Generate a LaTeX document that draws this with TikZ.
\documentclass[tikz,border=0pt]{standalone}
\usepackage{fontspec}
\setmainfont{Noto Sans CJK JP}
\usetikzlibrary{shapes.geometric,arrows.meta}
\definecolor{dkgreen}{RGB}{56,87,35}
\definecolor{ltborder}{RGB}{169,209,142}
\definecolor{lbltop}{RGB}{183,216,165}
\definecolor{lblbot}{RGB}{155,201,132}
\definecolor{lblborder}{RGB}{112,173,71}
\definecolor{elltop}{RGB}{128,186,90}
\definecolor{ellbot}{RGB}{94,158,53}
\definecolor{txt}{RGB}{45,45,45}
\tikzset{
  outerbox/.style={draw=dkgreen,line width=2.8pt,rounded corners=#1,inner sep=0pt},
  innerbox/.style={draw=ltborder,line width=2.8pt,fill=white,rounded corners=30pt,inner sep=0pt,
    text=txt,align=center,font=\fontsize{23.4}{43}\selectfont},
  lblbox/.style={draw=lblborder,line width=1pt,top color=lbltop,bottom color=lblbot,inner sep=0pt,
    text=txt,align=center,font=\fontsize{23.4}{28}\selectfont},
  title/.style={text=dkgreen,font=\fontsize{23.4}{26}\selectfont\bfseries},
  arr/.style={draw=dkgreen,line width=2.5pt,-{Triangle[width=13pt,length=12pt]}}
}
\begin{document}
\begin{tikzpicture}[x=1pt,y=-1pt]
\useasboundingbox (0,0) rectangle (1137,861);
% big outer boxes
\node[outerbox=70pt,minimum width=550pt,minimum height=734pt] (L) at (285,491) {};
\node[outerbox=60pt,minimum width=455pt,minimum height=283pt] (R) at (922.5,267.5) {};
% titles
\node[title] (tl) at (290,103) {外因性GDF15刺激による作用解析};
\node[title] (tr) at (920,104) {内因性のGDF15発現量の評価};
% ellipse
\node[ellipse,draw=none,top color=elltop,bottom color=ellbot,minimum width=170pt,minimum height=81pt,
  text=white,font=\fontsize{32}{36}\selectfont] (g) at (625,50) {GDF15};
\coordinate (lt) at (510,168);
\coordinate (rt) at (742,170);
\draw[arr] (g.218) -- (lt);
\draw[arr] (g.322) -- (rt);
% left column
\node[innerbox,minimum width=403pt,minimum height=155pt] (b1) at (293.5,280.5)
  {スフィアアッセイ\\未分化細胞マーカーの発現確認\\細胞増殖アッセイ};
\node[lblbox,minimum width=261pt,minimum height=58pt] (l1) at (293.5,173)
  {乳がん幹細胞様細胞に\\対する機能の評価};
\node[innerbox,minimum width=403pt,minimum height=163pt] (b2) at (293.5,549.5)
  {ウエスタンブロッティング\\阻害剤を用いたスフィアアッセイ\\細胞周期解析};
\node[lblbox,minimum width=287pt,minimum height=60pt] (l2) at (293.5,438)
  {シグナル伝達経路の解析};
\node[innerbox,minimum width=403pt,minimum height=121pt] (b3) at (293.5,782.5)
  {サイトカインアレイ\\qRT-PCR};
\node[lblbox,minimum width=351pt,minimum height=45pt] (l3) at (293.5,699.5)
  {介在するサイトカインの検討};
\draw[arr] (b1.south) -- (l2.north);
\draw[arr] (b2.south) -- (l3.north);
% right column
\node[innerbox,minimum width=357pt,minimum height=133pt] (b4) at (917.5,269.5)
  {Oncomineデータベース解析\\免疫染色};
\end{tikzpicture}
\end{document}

━━━━━━━━

**REQUIREMENTS**
Reproduce the data in its entirety, matching each character.

**ANSWER TO THIS EXERCISE**
Generate a LaTeX document that draws this with TikZ.
\documentclass[tikz,border=0pt]{standalone}
\usepackage{fontspec}
\setmainfont{Noto Sans CJK JP}
\usetikzlibrary{shapes.geometric,arrows.meta}
\definecolor{dkgreen}{RGB}{56,87,35}
\definecolor{ltborder}{RGB}{169,209,142}
\definecolor{lbltop}{RGB}{183,216,165}
\definecolor{lblbot}{RGB}{155,201,132}
\definecolor{lblborder}{RGB}{112,173,71}
\definecolor{elltop}{RGB}{128,186,90}
\definecolor{ellbot}{RGB}{94,158,53}
\definecolor{txt}{RGB}{45,45,45}
\tikzset{
  outerbox/.style={draw=dkgreen,line width=2.8pt,rounded corners=#1,inner sep=0pt},
  innerbox/.style={draw=ltborder,line width=2.8pt,fill=white,rounded corners=30pt,inner sep=0pt,
    text=txt,align=center,font=\fontsize{23.4}{43}\selectfont},
  lblbox/.style={draw=lblborder,line width=1pt,top color=lbltop,bottom color=lblbot,inner sep=0pt,
    text=txt,align=center,font=\fontsize{23.4}{28}\selectfont},
  title/.style={text=dkgreen,font=\fontsize{23.4}{26}\selectfont\bfseries},
  arr/.style={draw=dkgreen,line width=2.5pt,-{Triangle[width=13pt,length=12pt]}}
}
\begin{document}
\begin{tikzpicture}[x=1pt,y=-1pt]
\useasboundingbox (0,0) rectangle (1137,861);
% big outer boxes
\node[outerbox=70pt,minimum width=550pt,minimum height=734pt] (L) at (285,491) {};
\node[outerbox=60pt,minimum width=455pt,minimum height=283pt] (R) at (922.5,267.5) {};
% titles
\node[title] (tl) at (290,103) {外因性GDF15刺激による作用解析};
\node[title] (tr) at (920,104) {内因性のGDF15発現量の評価};
% ellipse
\node[ellipse,draw=none,top color=elltop,bottom color=ellbot,minimum width=170pt,minimum height=81pt,
  text=white,font=\fontsize{32}{36}\selectfont] (g) at (625,50) {GDF15};
\coordinate (lt) at (510,168);
\coordinate (rt) at (742,170);
\draw[arr] (g.218) -- (lt);
\draw[arr] (g.322) -- (rt);
% left column
\node[innerbox,minimum width=403pt,minimum height=155pt] (b1) at (293.5,280.5)
  {スフィアアッセイ\\未分化細胞マーカーの発現確認\\細胞増殖アッセイ};
\node[lblbox,minimum width=261pt,minimum height=58pt] (l1) at (293.5,173)
  {乳がん幹細胞様細胞に\\対する機能の評価};
\node[innerbox,minimum width=403pt,minimum height=163pt] (b2) at (293.5,549.5)
  {ウエスタンブロッティング\\阻害剤を用いたスフィアアッセイ\\細胞周期解析};
\node[lblbox,minimum width=287pt,minimum height=60pt] (l2) at (293.5,438)
  {シグナル伝達経路の解析};
\node[innerbox,minimum width=403pt,minimum height=121pt] (b3) at (293.5,782.5)
  {サイトカインアレイ\\qRT-PCR};
\node[lblbox,minimum width=351pt,minimum height=45pt] (l3) at (293.5,699.5)
  {介在するサイトカインの検討};
\draw[arr] (b1.south) -- (l2.north);
\draw[arr] (b2.south) -- (l3.north);
% right column
\node[innerbox,minimum width=357pt,minimum height=133pt] (b4) at (917.5,269.5)
  {Oncomineデータベース解析\\免疫染色};
\end{tikzpicture}
\end{document}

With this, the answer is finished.